Once his feet were again firmly planted on dry land, Hodgson’s imaginative nature propelled him into a career writing fantastic fiction. His most famous works eerily blend elements of mystery, science fiction, adventure, the supernatural and, very often, the sea. H. P. Lovecraft admiringly wrote, “Few can equal him in adumbrating the nearness of nameless forces and monstrous besieging entities through casual hints and insignificant details . . . .” His most enduring novels are The Night Land, The Ghost Pirates, and The House on the Borderland.
Lovecraft thought The Night Land was “one of the most potent pieces of macabre imagination ever written.” With regard to The Ghost Pirates, he wrote, “With its command of maritime knowledge, and its clever selection of hints and incidents suggestive of latent horrors in nature, this book at times reaches enviable peaks of power.” And he did not hide his enthusiasm for The House on the Borderland: “everywhere there is manifest the author’s power to suggest vague, ambushed horrors in natural scenery.”
Hodgson also wrote numerous short stories including the often-anthologized “The Voice in the Night.” It was through this medium that he introduced his readers to his most beloved character: Thomas Carnacki, a sort of supernatural sleuth. Lovecraft described Carnacki, slightly dismissively, as “the progeny of M. Dupin and Sherlock Holmes, and the close kin of Algernon Blackwood’s John Silence.” Nevertheless, Carnacki was enormously popular among Hodgson’s readers and even Lovecraft acknowledged that the Carnacki stories “afford[ed] glimpses of the peculiar genius characteristic of the author.” David Barnett, writing for the Guardian, has provided an excellent introduction to Carnacki.

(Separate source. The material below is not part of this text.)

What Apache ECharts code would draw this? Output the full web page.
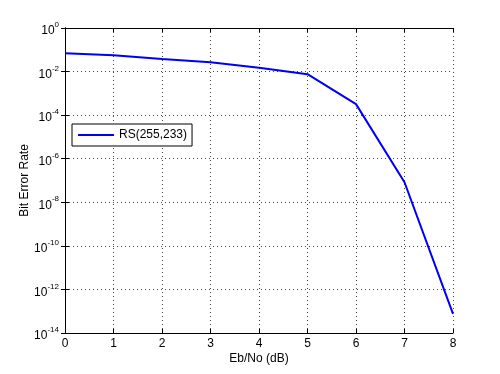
<!DOCTYPE html>
<html><head><meta charset="utf-8">
<script src="https://cdn.jsdelivr.net/npm/echarts@6/dist/echarts.min.js"></script>
<style>html,body{margin:0;padding:0;background:#fff}#c{width:500px;height:374px}</style>
</head><body><div id="c"></div>
<script>
const ebno = [0, 1, 2, 3, 4, 5, 6, 7, 8];
const berRS = [0.069, 0.056, 0.038, 0.027, 0.015, 0.0076, 3.2e-4, 8.3e-8, 7.6e-14];
const seriesName = 'RS(255,233)';
const xTicks = [0, 1, 2, 3, 4, 5, 6, 7, 8];
const yMinExp = -14, yMaxExp = 0, yStepExp = 2;

const chart = echarts.init(document.getElementById('c'));
const font = 'Liberation Sans, Arial, sans-serif';
const gridStyle = {show: true, lineStyle: {color: '#444', type: [1, 3], width: 1}};
chart.setOption({
  backgroundColor: '#fff',
  animation: false,
  grid: {left: 65, right: 47, top: 28, bottom: 41},
  legend: {
    data: [seriesName], left: 72, top: 124, orient: 'vertical',
    backgroundColor: '#fff', borderColor: '#000', borderWidth: 1,
    padding: [5, 5, 5, 6], itemWidth: 36, itemHeight: 2, itemGap: 4,
    icon: 'rect',
    textStyle: {fontFamily: font, fontSize: 12, color: '#000'}
  },
  xAxis: [{
    type: 'value', min: xTicks[0], max: xTicks[xTicks.length - 1], interval: 1,
    name: 'Eb/No (dB)', nameLocation: 'middle', nameGap: 20, nameMoveOverlap: false,
    nameTextStyle: {fontFamily: font, fontSize: 12, color: '#000'},
    axisLine: {show: true, onZero: false, lineStyle: {color: '#000'}},
    axisTick: {show: true, inside: true, length: 4, lineStyle: {color: '#000'}},
    axisLabel: {fontFamily: font, fontSize: 12, color: '#000', margin: 5},
    splitLine: gridStyle
  }, {
    type: 'value', position: 'top', min: xTicks[0], max: xTicks[xTicks.length - 1], interval: 1,
    axisLine: {show: true, lineStyle: {color: '#000'}},
    axisTick: {show: true, inside: true, length: 4, lineStyle: {color: '#000'}},
    axisLabel: {show: false}, splitLine: {show: false}
  }],
  yAxis: [{
    type: 'log', logBase: 10, min: Math.pow(10, yMinExp), max: Math.pow(10, yMaxExp), interval: yStepExp,
    name: 'Bit Error Rate', nameLocation: 'middle', nameGap: 34, nameRotate: 90, nameMoveOverlap: false,
    nameTextStyle: {fontFamily: font, fontSize: 12, color: '#000'},
    axisLine: {show: true, lineStyle: {color: '#000'}},
    axisTick: {show: true, inside: true, length: 4, lineStyle: {color: '#000'}},
    minorTick: {show: false},
    axisLabel: {
      margin: 6,
      formatter: v => '{b|10}{s|' + Math.round(Math.log10(v)) + '}',
      rich: {
        b: {fontFamily: font, fontSize: 12, color: '#000', padding: [6, 0, 0, 0]},
        s: {fontFamily: font, fontSize: 8, color: '#000', padding: [0, 0, 6, 0]}
      }
    },
    splitLine: gridStyle
  }, {
    type: 'log', logBase: 10, position: 'right', min: Math.pow(10, yMinExp), max: Math.pow(10, yMaxExp), interval: yStepExp,
    axisLine: {show: true, lineStyle: {color: '#000'}},
    axisTick: {show: true, inside: true, length: 4, lineStyle: {color: '#000'}},
    axisLabel: {show: false}, splitLine: {show: false}
  }],
  series: [{
    name: seriesName, type: 'line', xAxisIndex: 0, yAxisIndex: 0,
    data: ebno.map((x, i) => [x, berRS[i]]),
    showSymbol: false, symbol: 'none',
    lineStyle: {color: '#0000ee', width: 2},
    itemStyle: {color: '#0000ee'}
  }]
});
</script></body></html>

In The Whistling Room, perhaps the most popular of these stories, a young American invites Carnacki to Ireland to investigate a mysterious and unnerving noise that frequently emanates from a room of his newly acquired castle. The American, who’s eager to impress his beautiful Irish bride-to-be, suspects local hooligans may be behind the disturbances, but he can’t help sensing “there is something beastly and dangerous about this thing.” Carnacki’s investigation reveals the horrible truth.
William Hope Hodgson’s writing career was interrupted by World War I. He had hoped to write a book about his experiences. Sadly, his life was cut short by a German artillery barrage. Not long ago, the arts and culture blog indulwich.co.uk published an entertaining and concise summary of Hodgson’s life. And, as you might expect (or at least hope) there’s at least one interesting blog dedicated to the author.